The World Cup brings us together, shouldn’t economic policies do the same?

4 July 2018

By Charlotte Alldritt

What difference two years can make. In 2016 the England men’s football team had crashed out of the Euros, humbled by an inspired Iceland– representing a population no bigger than the size of Croydon. As fans prepared themselves for the prospect of yet another defeat on penalties this week – this time in the last-16 of the 2018 World Cup – Ian Wright, Gary Neville and Lee Dixon summed up the victory: “the nation needed this [win on penalties]”. A cause for unbridled celebration and fingers crossed for Saturday against Sweden.

So much seems to have changed. Only two years ago the UK was the fastest growing economy in the G7. It was also the moment that a majority of the electorate voted to leave the European Union – an expression, in part, of deep economic, social and political discontent and disempowerment.
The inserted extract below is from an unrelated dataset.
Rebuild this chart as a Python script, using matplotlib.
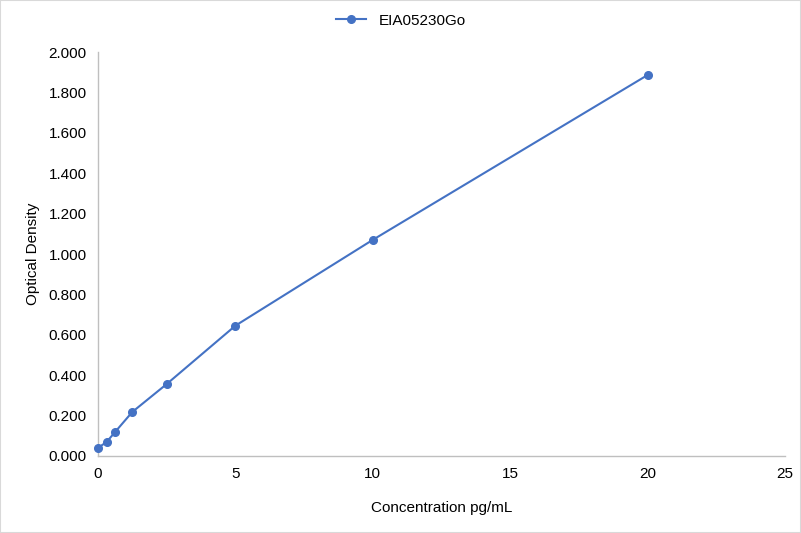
import matplotlib
matplotlib.use("Agg")
import matplotlib.pyplot as plt
from matplotlib.patches import Rectangle

conc = [0, 0.3125, 0.625, 1.25, 2.5, 5, 10, 20]
od = [0.040, 0.069, 0.119, 0.218, 0.356, 0.645, 1.070, 1.886]
series_name = "EIA05230Go"
xticks = [0, 5, 10, 15, 20, 25]
yticks = [0.0, 0.2, 0.4, 0.6, 0.8, 1.0, 1.2, 1.4, 1.6, 1.8, 2.0]

plt.rcParams['font.family'] = ['Liberation Sans', 'DejaVu Sans']
fig = plt.figure(figsize=(8.01, 5.33), dpi=100)
ax = fig.add_axes([0.1223, 0.1445, 0.8577, 0.7579])
color = '#4472C4'
ax.plot(conc, od, color=color, lw=1.5, marker='o', ms=5.5, label=series_name, clip_on=False, zorder=3)
ax.set_xlim(0, 25)
ax.set_ylim(0, 2.0)
ax.set_xticks(xticks)
ax.set_yticks(yticks)
ax.set_yticklabels([f"{v:.3f}" for v in yticks])
ax.tick_params(length=0, labelsize=11, colors='#000000', pad=8)
for s in ['top', 'right']:
    ax.spines[s].set_visible(False)
for s in ['left', 'bottom']:
    ax.spines[s].set_color('#BFBFBF')
    ax.spines[s].set_linewidth(1)
ax.set_xlabel("Concentration pg/mL", fontsize=11, labelpad=14)
ax.set_ylabel("Optical Density", fontsize=11, labelpad=6)
fig.legend(loc='upper center', bbox_to_anchor=(0.5, 1.0), frameon=False, fontsize=11, handlelength=2)
fig.patches.append(Rectangle((0, 0), 1, 1, transform=fig.transFigure, fill=False, edgecolor='#D9D9D9', lw=1.5))
fig.savefig("out.png", dpi=100)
The roots of this discontent went back a long way, to the financial crash ten years ago and to decades of persistent income, wealth and health inequalities following de-industrialisation. Here Sweden, our sporting opponent at the weekend, is often the source of inspiration rather than nervous anxiety. Despite experiencing a rapid increase in inequality during the 1990s, Sweden still ranks as one of the most equal of advanced economies in the world with a disposable income Gini co-efficient of 0.274 compared to an average 0.318 for the OECD. On the surface it might seem, perhaps, the archetype of an inclusive economy.

Inclusive growth, and the ideas and concepts emerging from it, represent a fundamental reassessment of our economic principles, priorities and assumptions – and a response to disaffection.

A year ago, the Inclusive Growth Commission, chaired by Stephanie Flanders, and which I directed, published its final recommendations. The following day in his Spring Budget statement, the Chancellor addressed many of the concerns that had come to define the post-Brexit political context: productivity and prosperity had to be coupled with fairness, both for those in work today and for the next generation. Will people have the skills to adapt to a changing economy, perhaps many times during their working lives? Will they be able to get on the housing ladder, or to save for a pension? Investment in education and skills, said the Chancellor, is the key to inclusive growth – to an economy that works for everyone.

Since then the UK has fallen to the bottom of the G7 growth table, representing a challenge to central government policymakers as to whether they will relegate distributional or structural concerns in pursuit once again of headline GDP figures.

This challenge also applies, often more starkly so, to local leaders, many of whom have shown they are determined to embed inclusive growth at the heart of their place strategies. There is now a range of institutions and other system and structural changes emerging, each of them trying to tackle deeper causes of economic, social and political discontent, while trying to maintain and enhance their competitiveness at the same time.

The UK is not alone in wrestling with these challenges. India, South Africa and other middle and low income countries are striving to find ways to make inclusive growth a reality. Even in Sweden local and central government leaders continue to grapple with rising inequalities and mounting social and cultural concerns associated with immigration. How far should inclusive growth principles extend, and how might they be realised against a complex and fast changing political and demographic backdrop?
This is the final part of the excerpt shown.